NVIDIA GeForce 347.52 Performance Analysis

👤by Tim Harmer Comments 📅14-02-15
Test System




Our test system - featuring the latest Haswell-E technology from Intel, X99 gaming motherboard from GIGABYTE, and additional critical components from Corsair – allows the NVIDIA GPU to operate unencumbered by some of the usual bottlenecks when gaming. On the other hand this system doesn't necessarily reflect benefits from reductions in CPU load, which disproportionately favours less muscular CPUs. Furthermore it’s not the sort of everyday system which the general populace would have access too. This underlines the fact that the performance figures shown in this article are intended to show relative performance rather than expected performance in mainstream systems, i.e. how much has performance improved for NVIDIA Maxwell-based hardware since launch, purely due to the drivers.
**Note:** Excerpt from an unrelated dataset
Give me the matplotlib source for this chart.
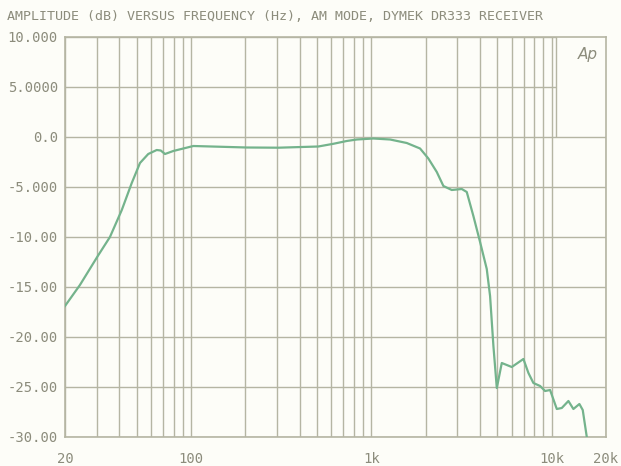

NVIDIA Dynamic Super resolution is the second aspect of NVIDIA’s driver package we want to test. The specific card chosen is an excellent example of the GTX 970 range, featuring top of the line GIGABYTE WINDFORCE 3X non-reference cooling that enables a factory overclocks to 1150MHz base and over 1.3GHz on the boost clock; no further overclocking was performed either on it or the CPU.



The GIGABYTE GTX 970 G1 GAMING 4GB video memory clocks at 7Gbps (GDDR5) and a 256-bit wide memory bus which also takes advantage of Third Generation Delta Colour Compression. This lossless algorithm allows better use of the memory bandwidth available, which is essential for higher resolution rendering, texture sizes and IQ settings. Benefits realised by using this algorithm largely depend on the scene but internally NVIDIA estimate that the GTX 980 has between 17 and 25% more effective use of memory bandwidth than the GTX 680.

Every GeForce GTX 970 exhibits the 3.5/0.5GB memory partition recently uncovered, which will limit performance at very high texture qualities and rendering resolutions. This would impact predominantly Dynamic Super Resolution in our testing, but generally problems have occurred in multi-GPU configurations looking to take image quality settings steps further still.

Nonetheless, only a few GPU models are more capable at high resolution gaming than this card, making it ideal not only for testing Nvidia DSR but also just the sort of card on the cusp of 4K-capable horsepower.

Testing Tools

NVIDIA GeForce 344.11 Drivers
NVIDIA GeForce 347.52 drivers
NVIDIA GeForce Experience

3DMark Firestrike
Cinebench R15
Thief 4
Assassins Creed Unity
Far Cry 4



The above applications provide us with a modest spread of synthetic and real-world datapoints from which we can assess performance changes for the transition to 347.52 from a recent stable driver release.